To unpack these tensions, each drawing enters into an ongoing negotiation with power—its symbols, its theater, its quiet violences. In When leaves remember, a Victorian banquet table, set in lavish stillness, is overtaken by a durante of toucans as banana and palm leaves breach the interior. Elsewhere, the chandelier recurs as both emblem and rupture: at times fusing with the pendant bloom of a banana flower, at others dissolving into the fractured gleam of a disco ball. For this exhibition, Fuenmayor adds to his archive of inspirations the decadence of the 80s as a site of disruption, to be interwoven with references to the baroque, to early monochrome cinema, and the circus. Chandeliers give way to the glamorous death of the disco ball, suspended across a lavish ballroom now inhabited by playful seals, or reappearing in the jungle where it crushes the Wicked Witch of the West. Across these shifting scenes, performers recur: a tightrope walker balancing atop a bending palm, a monocyclist suspended mid-act. Again and again, Fuenmayor returns to the circus—the staged spectacle, the performed self crafted for an audience. As the circus presents its illusions with polish and wonder, so too are we implicated, negotiating projections of identity shaped by the expectations of those who observe us.

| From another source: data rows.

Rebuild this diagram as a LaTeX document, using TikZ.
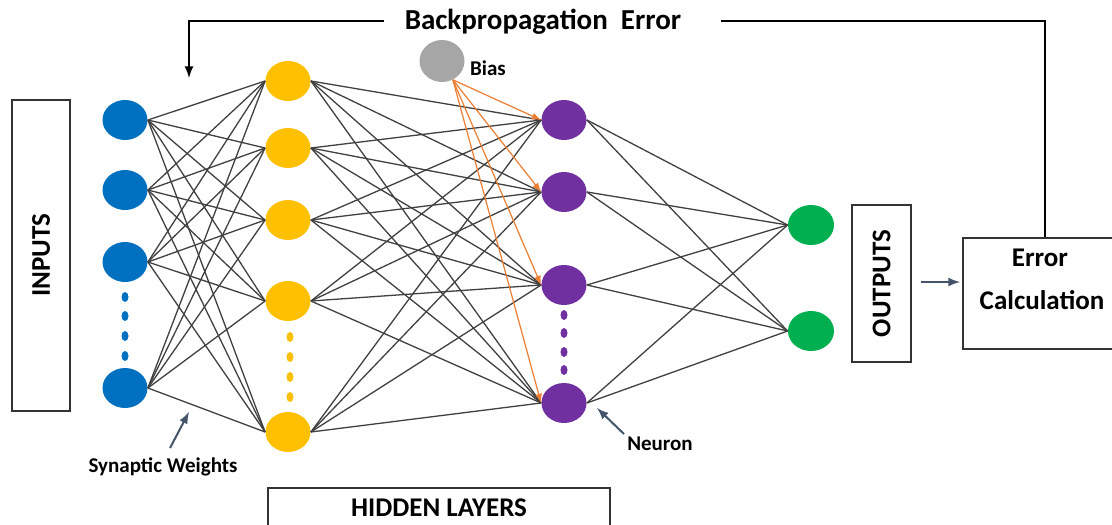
\documentclass[tikz,border=0pt]{standalone}
\usepackage{fontspec}
\setmainfont{Carlito}
\definecolor{inblue}{RGB}{0,112,192}
\definecolor{hidyellow}{RGB}{255,192,0}
\definecolor{hidpurple}{RGB}{112,48,160}
\definecolor{outgreen}{RGB}{0,176,80}
\definecolor{biasgray}{RGB}{166,166,166}
\definecolor{biasorange}{RGB}{237,125,49}
\definecolor{slate}{RGB}{68,84,106}
\usetikzlibrary{arrows}
\usetikzlibrary{shapes.geometric}

\begin{document}
\begin{tikzpicture}[
      x=.5pt, y=-.5pt,
      every node/.style={font=\bfseries},
      unit/.style={ellipse, minimum width=22.5pt, minimum height=20pt, inner sep=0pt},
      box/.style={draw=black!80, line width=.6pt, inner sep=0pt},
      weight/.style={black!75, line width=.65pt},
      pointer/.style={slate, line width=1pt, -latex},
      feedback/.style={black, line width=1pt}]

        \useasboundingbox (0,0) rectangle (1112,524);

        % inputs
        \node[unit, fill=inblue] (i1) at (125,120) {};
        \node[unit, fill=inblue] (i2) at (125,190) {};
        \node[unit, fill=inblue] (i3) at (125,262) {};
        \node[unit, fill=inblue] (i4) at (125,388) {};

        % first hidden layer
        \node[unit, fill=hidyellow] (h1) at (288,81) {};
        \node[unit, fill=hidyellow] (h2) at (288,148) {};
        \node[unit, fill=hidyellow] (h3) at (288,220) {};
        \node[unit, fill=hidyellow] (h4) at (288,301) {};
        \node[unit, fill=hidyellow] (h5) at (288,432) {};

        % second hidden layer
        \node[unit, fill=hidpurple] (n1) at (564,120) {};
        \node[unit, fill=hidpurple] (n2) at (564,192) {};
        \node[unit, fill=hidpurple] (n3) at (564,285) {};
        \node[unit, fill=hidpurple] (n4) at (564,403) {};

        % outputs
        \node[unit, fill=outgreen, minimum width=23pt] (o1) at (811,225) {};
        \node[unit, fill=outgreen, minimum width=23pt] (o2) at (811,331) {};

        \node[unit, fill=biasgray, minimum height=21pt] (bias) at (442,61) {};

        \foreach \y in {297,316,336,356}
          \fill[inblue] (125,\y) ellipse (3.5 and 5);
        \foreach \y in {337,357,377,397}
          \fill[hidyellow] (290,\y) ellipse (3.5 and 5);
        \foreach \y in {315,333,352,370}
          \fill[hidpurple] (564,\y) ellipse (3.5 and 5);

        \foreach \a in {i1,i2,i3,i4}
          \foreach \b in {h1,h2,h3,h4,h5}
            \draw[weight] (\a.east) -- (\b.west);

        \foreach \a in {h1,h2,h3,h4,h5}
          \foreach \b in {n1,n2,n3,n4}
            \draw[weight] (\a.east) -- (\b.west);

        \foreach \a in {n1,n2,n3,n4}
          \foreach \b in {o1,o2}
            \draw[weight] (\a.east) -- (\b.west);

        % bias
        \foreach \b in {n1,n2,n3,n4}
          \draw[biasorange, line width=.6pt, -latex] (bias.-60) -- (\b.west);

        {\fontsize{10.5}{12}\selectfont
        \node (biaslbl) at (488,68) {Bias};
        \node (synw) at (163,467) {Synaptic Weights};
        \node (neuron) at (660,444) {Neuron};
        }

        {\fontsize{13.5}{16}\selectfont
        \node[box, rotate=90, minimum width=155.5pt, minimum height=29pt] (inputs) at (41,255.5) {INPUTS};
        \node[box, rotate=90, minimum width=78.5pt, minimum height=29.5pt] (outputs) at (881.5,283.5) {OUTPUTS};
        \node[box, minimum width=171pt, minimum height=20pt] (hidden) at (439,508) {HIDDEN LAYERS};
        \node[box, minimum width=82pt, minimum height=55.5pt] (errbox) at (1045,293.5) {};
        \node (err) at (1040,258) {Error};
        \node (calc) at (1042,300) {Calculation};
        }

        {\fontsize{14.5}{16}\selectfont
        \node (bp) at (543,22) {Backpropagation~~Error};
        }

        \coordinate (fbl) at (384,21);
        \coordinate (fbdown) at (189,78);
        \coordinate (fbr) at (721,21);
        \draw[feedback, -latex] (fbl) -| (fbdown);
        \draw[feedback] (fbr) -| (errbox.north);

        \coordinate (ot) at (921,282);
        \coordinate (oh) at (960,282);
        \draw[pointer] (ot) -- (oh);
        \coordinate (swt) at (170,448);
        \coordinate (swh) at (189,412);
        \draw[pointer] (swt) -- (swh);
        \coordinate (nt) at (624,434);
        \coordinate (nh) at (597,408);
        \draw[pointer] (nt) -- (nh);

      \end{tikzpicture}
\end{document}
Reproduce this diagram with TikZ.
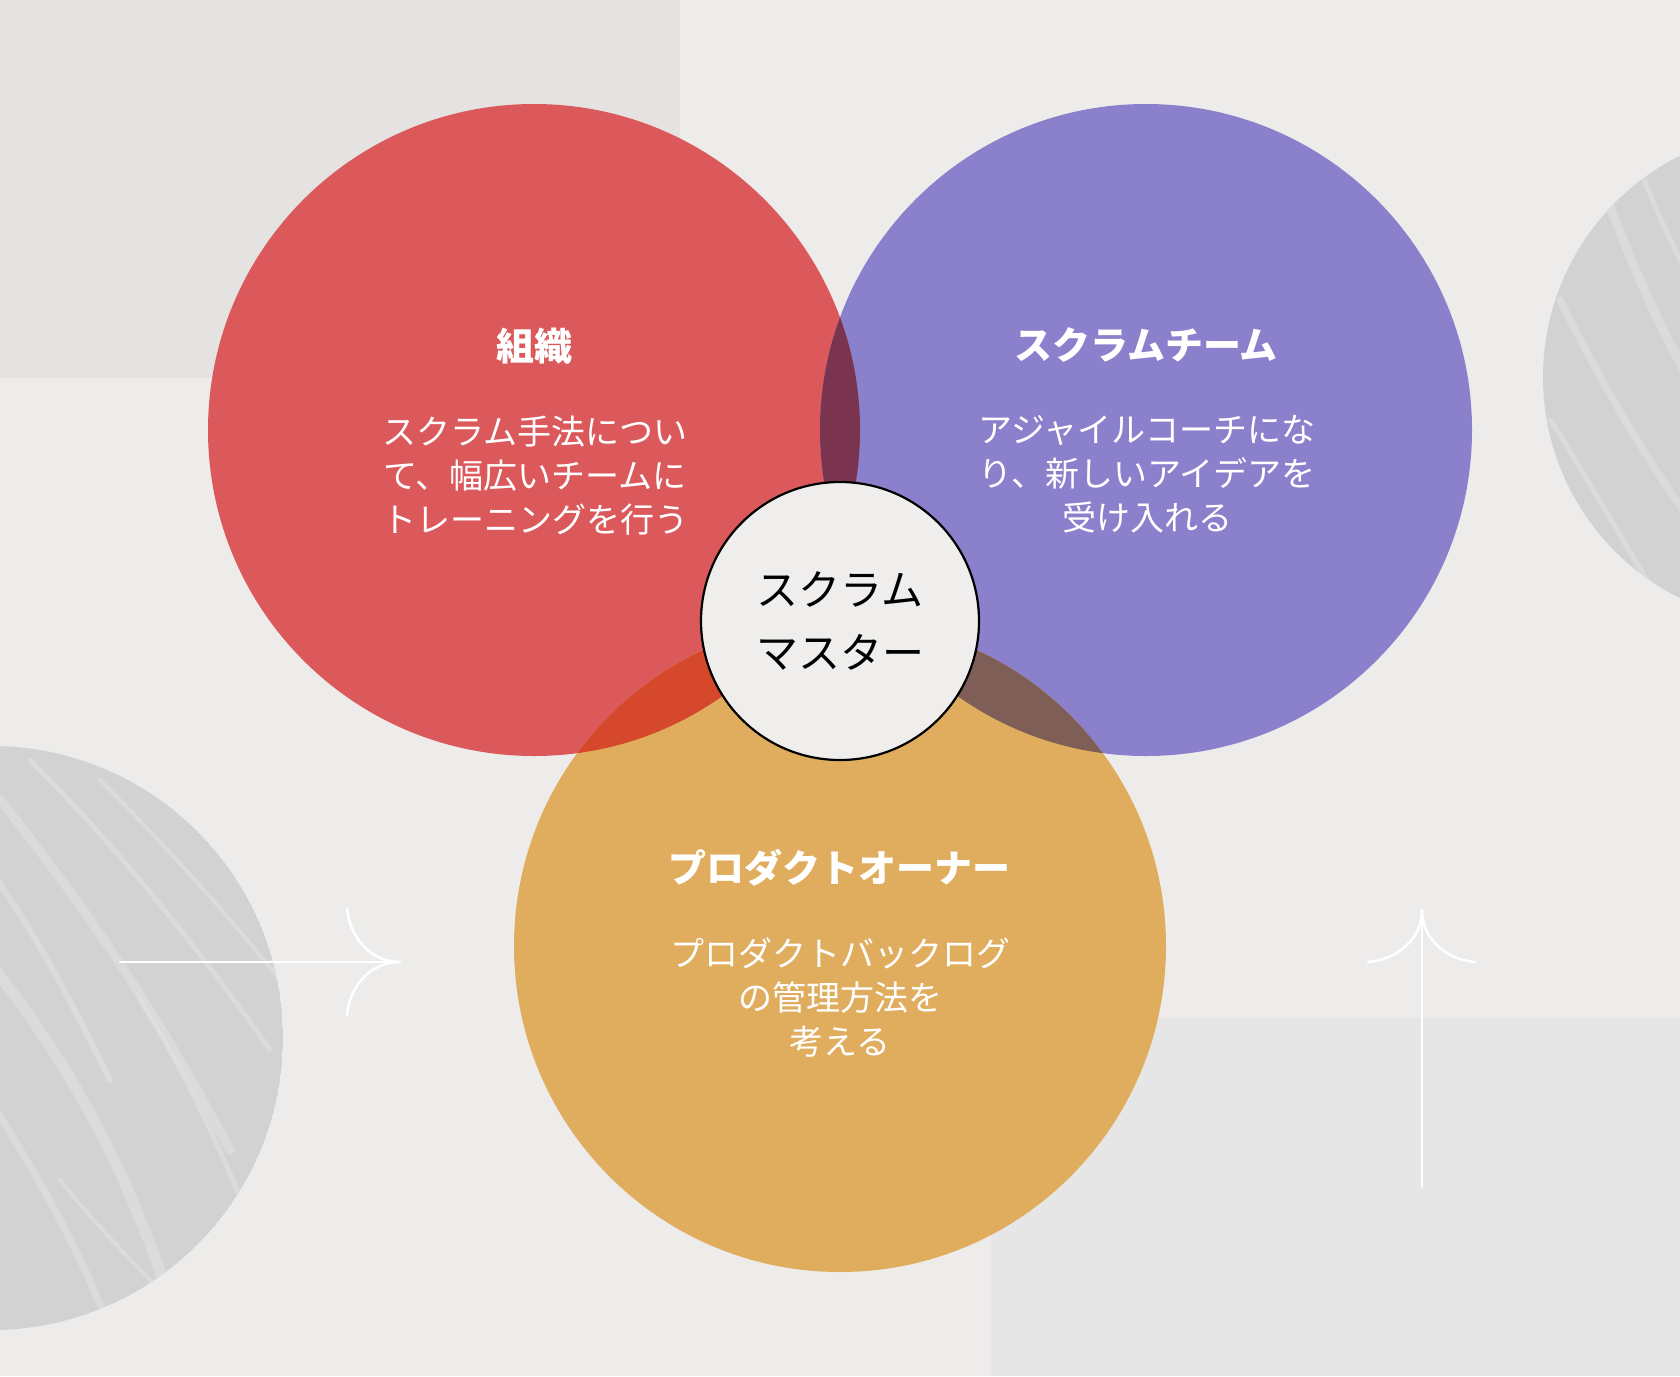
\documentclass[tikz,border=0pt]{standalone}
\usepackage{fontspec}
\newfontfamily\jp{Noto Sans CJK JP}
\definecolor{bgbase}{RGB}{237,236,235}
\definecolor{bgtl}{RGB}{228,227,226}
\definecolor{bgbr}{RGB}{230,230,230}
\definecolor{cred}{RGB}{219,89,91}
\definecolor{cblue}{RGB}{138,128,204}
\definecolor{corange}{RGB}{224,173,95}
\definecolor{crb}{RGB}{123,52,80}
\definecolor{cro}{RGB}{214,72,44}
\definecolor{cbo}{RGB}{127,94,87}
\definecolor{ccenter}{RGB}{239,238,237}
\definecolor{gdeco}{RGB}{210,210,210}
\definecolor{gstreak}{RGB}{226,226,226}
\begin{document}
\begin{tikzpicture}[x=1pt,y=-1pt,
  titletext/.style={text=white, font=\jp\bfseries\fontsize{38}{46}\selectfont, inner sep=0pt},
  bodytext/.style={text=white, font=\jp\fontsize{34}{44}\selectfont, align=center, inner sep=0pt},
  centertext/.style={text=black, font=\jp\fontsize{42}{63}\selectfont, align=center, inner sep=0pt},
  wline/.style={draw=white, line width=2.5pt, line cap=round},
  streak/.style={draw=gstreak, line cap=round, opacity=0.6}]
\useasboundingbox (0,0) rectangle (1680,1376);
% background
\fill[bgbase] (0,0) rectangle (1680,1376);
\fill[bgtl] (0,0) rectangle (680,378);
\fill[bgbr] (991,1018) rectangle (1680,1376);
% decorative grey circles
\begin{scope}
  \clip (-9,1038) circle[radius=292pt];
  \fill[gdeco] (-9,1038) circle[radius=292pt];
  \draw[streak, line width=9pt] (0,800) .. controls (80,900) and (150,1000) .. (230,1150);
  \draw[streak, line width=5pt] (30,760) .. controls (120,850) and (200,950) .. (270,1050);
  \draw[streak, line width=11pt] (-20,950) .. controls (60,1050) and (120,1150) .. (170,1300);
  \draw[streak, line width=4pt] (100,780) .. controls (180,860) and (240,930) .. (280,980);
  \draw[streak, line width=7pt] (-10,1100) .. controls (40,1180) and (80,1250) .. (110,1330);
  \draw[streak, line width=5pt] (140,1000) .. controls (190,1080) and (220,1150) .. (250,1220);
  \draw[streak, line width=4pt] (60,1180) .. controls (100,1230) and (140,1270) .. (180,1310);
  \draw[streak, line width=6pt] (-10,870) .. controls (40,940) and (70,1000) .. (110,1080);
\end{scope}
\begin{scope}
  \clip (1790,377) circle[radius=247pt];
  \fill[gdeco] (1790,377) circle[radius=247pt];
  \draw[streak, line width=7pt] (1560,300) .. controls (1600,380) and (1640,450) .. (1690,520);
  \draw[streak, line width=9pt] (1600,180) .. controls (1630,260) and (1660,330) .. (1690,380);
  \draw[streak, line width=5pt] (1550,420) .. controls (1590,480) and (1620,540) .. (1660,600);
  \draw[streak, line width=5pt] (1630,140) .. controls (1650,200) and (1670,240) .. (1690,280);
\end{scope}
% main circles
\fill[cred] (534,430) circle[radius=326pt];
\fill[cblue] (1146,430) circle[radius=326pt];
\fill[corange] (840,946) circle[radius=326pt];
% overlaps
\begin{scope}
  \clip (534,430) circle[radius=326pt];
  \fill[crb] (1146,430) circle[radius=326pt];
  \fill[cro] (840,946) circle[radius=326pt];
\end{scope}
\begin{scope}
  \clip (1146,430) circle[radius=326pt];
  \fill[cbo] (840,946) circle[radius=326pt];
\end{scope}
% center circle
\node[circle, draw=black, line width=2.2pt, fill=ccenter, minimum size=278pt, inner sep=0pt] (sm) at (840,621) {};
\node[centertext] (smtext) at (840,621) {スクラム\\マスター};
% labels
\node[titletext] (orgt) at (534,346) {組織};
\node[bodytext] (orgb) at (535,476) {スクラム手法につい\\て、幅広いチームに\\トレーニングを行う};
\node[titletext] (teamt) at (1146,345) {スクラムチーム};
\node[bodytext] (teamb) at (1147,474) {アジャイルコーチにな\\り、新しいアイデアを\\受け入れる};
\node[titletext] (pot) at (839,868) {プロダクトオーナー};
\node[bodytext] (pob) at (840,998) {プロダクトバックログ\\の管理方法を\\考える};
% arrows
\coordinate (la0) at (120,962);
\coordinate (la1) at (400,962);
\coordinate (law1) at (347,908);
\coordinate (law2) at (347,1015);
\draw[wline] (la0) -- (la1);
\draw[wline] (law1) to[out=-85,in=180] (la1);
\draw[wline] (law2) to[out=85,in=180] (la1);
\coordinate (ua0) at (1422,1187);
\coordinate (ua1) at (1422,910);
\coordinate (uaw1) at (1368,962);
\coordinate (uaw2) at (1475,962);
\draw[wline] (ua0) -- (ua1);
\draw[wline] (uaw1) to[out=5,in=-90] (ua1);
\draw[wline] (uaw2) to[out=175,in=-90] (ua1);
\end{tikzpicture}
\end{document}
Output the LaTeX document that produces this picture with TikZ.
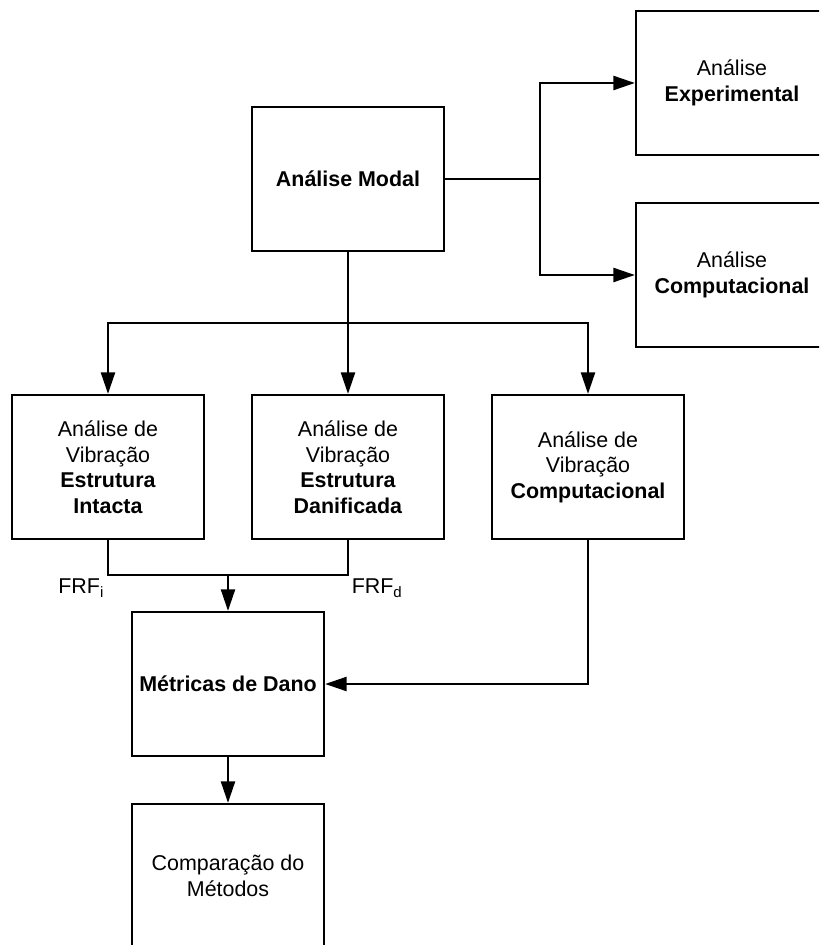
\documentclass[tikz,border=0pt]{standalone}
\usepackage{fontspec}
\setmainfont{Liberation Sans}
\usetikzlibrary{arrows.meta}

\tikzset{
	box/.style = {draw, line width = 1.3pt, minimum width = 3.84cm, minimum height = 2.88cm,
		inner sep = 0pt, align = center, font = \fontsize{12.2}{14.5}\selectfont},
	link/.style = {line width = 1.3pt},
	flow/.style = {link, -{Triangle[length = 4.3mm, width = 2.8mm]}},
	frf/.style = {inner sep = 1.5pt, font = \fontsize{12.2}{14.5}\selectfont}
}

\begin{document}
\begin{tikzpicture}[x = 0.02cm, y = -0.02cm]

	\useasboundingbox (0, 0) rectangle (819, 945);
	\clip (0, 0) rectangle (819, 945);

	% Modal analysis and its two branches

	\node [box] (modal) at (348, 179) {\textbf{Análise Modal}};
	\node [box] (exper) at (732, 83) {Análise\\\textbf{Experimental}};
	\node [box] (compu) at (732, 275) {Análise\\\textbf{Computacional}};

	\coordinate (split) at (540, 179);
	\draw [link] (modal) -- (split);
	\draw [flow] (split) |- (exper);
	\draw [flow] (split) |- (compu);

	% Vibration analyses

	\node [box] (intacta) at (108, 467) {Análise de\\Vibração\\\textbf{Estrutura}\\\textbf{Intacta}};
	\node [box] (danif) at (348, 467) {Análise de\\Vibração\\\textbf{Estrutura}\\\textbf{Danificada}};
	\node [box] (vibcomp) at (588, 467) {Análise de\\Vibração\\\textbf{Computacional}};

	\coordinate (fork) at (348, 323);
	\draw [flow] (modal) -- (danif);
	\draw [flow] (fork) -| (intacta);
	\draw [flow] (fork) -| (vibcomp);

	% Damage metrics from the two FRFs and the computational model

	\node [box] (metricas) at (228, 684) {\textbf{Métricas de Dano}};
	\node [box] (compar) at (228, 876) {Comparação do\\Métodos};

	\coordinate (join) at (228, 575);
	\draw [link] (intacta) |- (join) node [frf, pos = 0.5, below left] (frfi) {FRF\textsubscript{i}};
	\draw [link] (danif) |- (join) node [frf, pos = 0.5, below right] (frfd) {FRF\textsubscript{d}};
	\draw [flow] (join) -- (metricas);
	\draw [flow] (vibcomp) |- (metricas);
	\draw [flow] (metricas) -- (compar);

\end{tikzpicture}
\end{document}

Among the most arresting images in the exhibition is Carmen leda II. Part of his long-running engagement with Carmen Miranda and her complex performance of identity, the myth of Leda and Zeus unfolds atop Miranda’s iconic headdress. Zeus, now disguised as a flock of swans, rises monumentally, three luminous bodies entwined with cascading crystal and tropical foliage, transforming adornment into a site of tension. Under Fuenmayor’s slant of light, the convergence of cultural icon and Leda’s myth of violence reveals a darker colonial subtext, where spectacle obscures histories of violation and control.
Just as Dickinson’s landscape “listens” under the weight of light, Fuenmayor’s worlds seem to pause within it, caught between spectacle and collapse, awareness and illusion. What emerges is a heightened sensitivity to the unseen forces shaping perception, where illumination becomes less a source of truth than a condition that unsettles it. Rather than resolving these tensions, Fuenmayor sustains and stages them. His work exposes how images of lush, excessive, alluring tropics have been constructed through systems of display, consumption, and control. Interiors and symbols in their overt opulence reveal the historical conditions that produced them, from colonial extraction to the commodification of culture. In this space, meaning is not fixed but negotiated, and the familiar visual language of beauty and spectacle begins to unravel. By refusing closure, these drawings hold us within that instability, implicating them in the act of looking itself: the desire to consume, to categorize, to exoticize.